> _AIM OF THE TASK_
Restate each line word for word. Leave out every picture.

== INFORMATION SHOWN ==

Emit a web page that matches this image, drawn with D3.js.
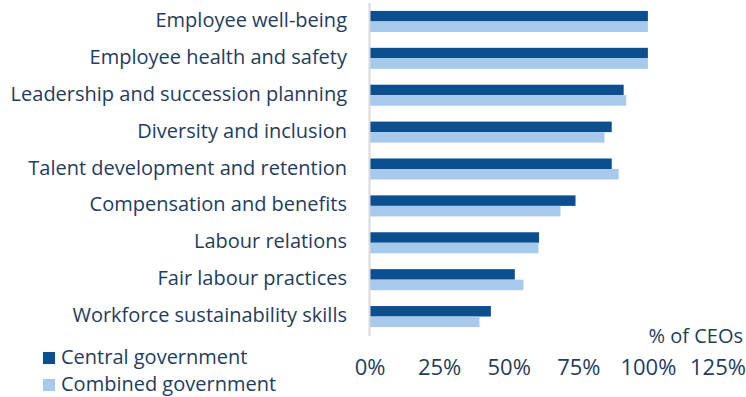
<!DOCTYPE html>
<html>
<head>
<meta charset="utf-8">
<script src="https://cdn.jsdelivr.net/npm/d3@7"></script>
<style>
  html, body { margin: 0; padding: 0; background: #fff; }
  svg text { font-family: "Open Sans", "Noto Sans", sans-serif; fill: #1f3d5e; }
</style>
</head>
<body>
<svg id="chart" width="746" height="397"></svg>
<script>
// Workforce topics ranked by share of CEOs
const categories = [
  "Employee well-being",
  "Employee health and safety",
  "Leadership and succession planning",
  "Diversity and inclusion",
  "Talent development and retention",
  "Compensation and benefits",
  "Labour relations",
  "Fair labour practices",
  "Workforce sustainability skills"
];
const centralGov  = [100, 100, 91.3, 87.0, 87.0, 74.0, 60.9, 52.2, 43.6];
const combinedGov = [100, 100, 92.2, 84.4, 89.5, 68.6, 60.7, 55.3, 39.5];
const seriesNames = ["Central government", "Combined government"];
const tickValues = [0, 25, 50, 75, 100, 125];

const colors = ["#0b4f8f", "#a7c9eb"];
const fontSize = 20;
const tickFontSize = 22;

const svg = d3.select("#chart");

const x = d3.scaleLinear().domain([0, 125]).range([369.5, 717.5]);
const y = d3.scaleBand().domain(categories).range([3, 335])
  .paddingInner(0.43).paddingOuter(0.215);
const ySub = d3.scaleBand().domain([0, 1]).range([0, y.bandwidth()]);

// bars
const series = [centralGov, combinedGov];
series.forEach((vals, si) => {
  svg.append("g").selectAll("rect")
    .data(categories)
    .join("rect")
    .attr("x", x(0) + 0.5)
    .attr("y", d => y(d) + ySub(si))
    .attr("width", (d, i) => x(vals[i]) - x(0) - 0.5)
    .attr("height", ySub.bandwidth())
    .attr("fill", colors[si]);
});

// vertical axis line
svg.append("line")
  .attr("x1", x(0)).attr("x2", x(0))
  .attr("y1", 3).attr("y2", 336)
  .attr("stroke", "#d9d9d9").attr("stroke-width", 2);

// category labels
svg.append("g").selectAll("text")
  .data(categories)
  .join("text")
  .attr("x", 347)
  .attr("y", d => y(d) + y.bandwidth() / 2)
  .attr("dy", "0.28em")
  .attr("text-anchor", "end")
  .attr("font-size", fontSize)
  .text(d => d);

// x axis tick labels
const xAxis = d3.axisBottom(x)
  .tickValues(tickValues)
  .tickSize(0)
  .tickPadding(0)
  .tickFormat(d => d + "%");
const gx = svg.append("g").attr("transform", "translate(0,359)").call(xAxis);
gx.select(".domain").remove();
gx.selectAll("text")
  .attr("font-size", tickFontSize)
  .attr("font-family", null)
  .attr("fill", null);

// axis title
svg.append("text")
  .attr("x", 743).attr("y", 343)
  .attr("text-anchor", "end")
  .attr("font-size", fontSize)
  .text("% of CEOs");

// legend
const legend = svg.append("g").selectAll("g")
  .data(seriesNames)
  .join("g")
  .attr("transform", (d, i) => `translate(43,${352 + i * 27})`);
legend.append("rect")
  .attr("width", 12).attr("height", 12)
  .attr("fill", (d, i) => colors[i]);
legend.append("text")
  .attr("x", 18).attr("y", 12)
  .attr("font-size", fontSize)
  .text(d => d);
</script>
</body>
</html>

===

> _FINAL RESULT_
Emit a web page that matches this image, drawn with D3.js.
<!DOCTYPE html>
<html>
<head>
<meta charset="utf-8">
<script src="https://cdn.jsdelivr.net/npm/d3@7"></script>
<style>
  html, body { margin: 0; padding: 0; background: #fff; }
  svg text { font-family: "Open Sans", "Noto Sans", sans-serif; fill: #1f3d5e; }
</style>
</head>
<body>
<svg id="chart" width="746" height="397"></svg>
<script>
// Workforce topics ranked by share of CEOs
const categories = [
  "Employee well-being",
  "Employee health and safety",
  "Leadership and succession planning",
  "Diversity and inclusion",
  "Talent development and retention",
  "Compensation and benefits",
  "Labour relations",
  "Fair labour practices",
  "Workforce sustainability skills"
];
const centralGov  = [100, 100, 91.3, 87.0, 87.0, 74.0, 60.9, 52.2, 43.6];
const combinedGov = [100, 100, 92.2, 84.4, 89.5, 68.6, 60.7, 55.3, 39.5];
const seriesNames = ["Central government", "Combined government"];
const tickValues = [0, 25, 50, 75, 100, 125];

const colors = ["#0b4f8f", "#a7c9eb"];
const fontSize = 20;
const tickFontSize = 22;

const svg = d3.select("#chart");

const x = d3.scaleLinear().domain([0, 125]).range([369.5, 717.5]);
const y = d3.scaleBand().domain(categories).range([3, 335])
  .paddingInner(0.43).paddingOuter(0.215);
const ySub = d3.scaleBand().domain([0, 1]).range([0, y.bandwidth()]);

// bars
const series = [centralGov, combinedGov];
series.forEach((vals, si) => {
  svg.append("g").selectAll("rect")
    .data(categories)
    .join("rect")
    .attr("x", x(0) + 0.5)
    .attr("y", d => y(d) + ySub(si))
    .attr("width", (d, i) => x(vals[i]) - x(0) - 0.5)
    .attr("height", ySub.bandwidth())
    .attr("fill", colors[si]);
});

// vertical axis line
svg.append("line")
  .attr("x1", x(0)).attr("x2", x(0))
  .attr("y1", 3).attr("y2", 336)
  .attr("stroke", "#d9d9d9").attr("stroke-width", 2);

// category labels
svg.append("g").selectAll("text")
  .data(categories)
  .join("text")
  .attr("x", 347)
  .attr("y", d => y(d) + y.bandwidth() / 2)
  .attr("dy", "0.28em")
  .attr("text-anchor", "end")
  .attr("font-size", fontSize)
  .text(d => d);

// x axis tick labels
const xAxis = d3.axisBottom(x)
  .tickValues(tickValues)
  .tickSize(0)
  .tickPadding(0)
  .tickFormat(d => d + "%");
const gx = svg.append("g").attr("transform", "translate(0,359)").call(xAxis);
gx.select(".domain").remove();
gx.selectAll("text")
  .attr("font-size", tickFontSize)
  .attr("font-family", null)
  .attr("fill", null);

// axis title
svg.append("text")
  .attr("x", 743).attr("y", 343)
  .attr("text-anchor", "end")
  .attr("font-size", fontSize)
  .text("% of CEOs");

// legend
const legend = svg.append("g").selectAll("g")
  .data(seriesNames)
  .join("g")
  .attr("transform", (d, i) => `translate(43,${352 + i * 27})`);
legend.append("rect")
  .attr("width", 12).attr("height", 12)
  .attr("fill", (d, i) => colors[i]);
legend.append("text")
  .attr("x", 18).attr("y", 12)
  .attr("font-size", fontSize)
  .text(d => d);
</script>
</body>
</html>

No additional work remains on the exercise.